Even Hannibal, a brilliant psychopath five steps ahead of everyone else on the show, is blinded by this love to the point of delusion. Despite what we expect to be Hannibal’s inability to love, to feel hope or longing or beauty, he truly wants this life where he and Will are together as partners in crime. And in this life, who is with them? Abigail, the girl they both view as a daughter. Hannibal dreams of a life with Will and Abigail, just the three of them, and seems willing to do anything to achieve it. So when this dream is ripped away from him, Hannibal’s reaction is almost understandable; we see his rage, his grief, his desire to punish. If he cannot have that life, neither can Will. He takes from his beloved what his beloved has taken from him. Haven’t many of us had that desire?

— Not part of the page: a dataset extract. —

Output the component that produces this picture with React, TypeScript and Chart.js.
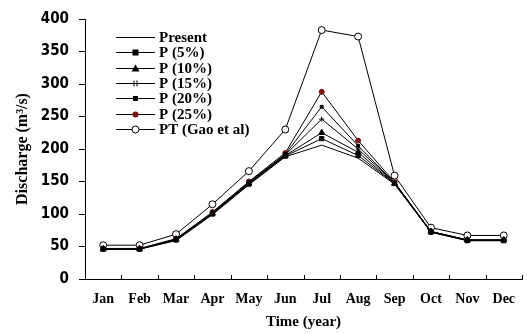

That’s the beauty, and tragedy, of this show. Hannibal and Will can never “work”. They can never be friends or partners. They can never be mentor and mentee. They can never be anything but enemies drawn inexplicably to each other. They love each other, and that love is destructive, abusive, manipulative. But it’s love, whether either of them can admit it.
Anyone who cites NBC’s Hannibal as an example of queer-baiting either hasn’t seen the show or simply didn’t understand what they were watching. Hannibal steps far beyond the usual narrative of gay or lesbian characters and shows us a form of queerness otherwise never represented in mainstream media. Not only that, but it shows us the beauty and danger love can possess, romantic or not. NBC’s Hannibal is a show that celebrates the power of platonic love, even as it uses that love to (pun intended) stick the knife in our hearts and give it a twist.
*While Hannibal engages briefly in sex with a woman in the show, I don’t believe he’s strictly heterosexual/heteroromantic. I think the show gives us too much evidence to suggest Hannibal at least to be on the asexual spectrum, if not also aromantic.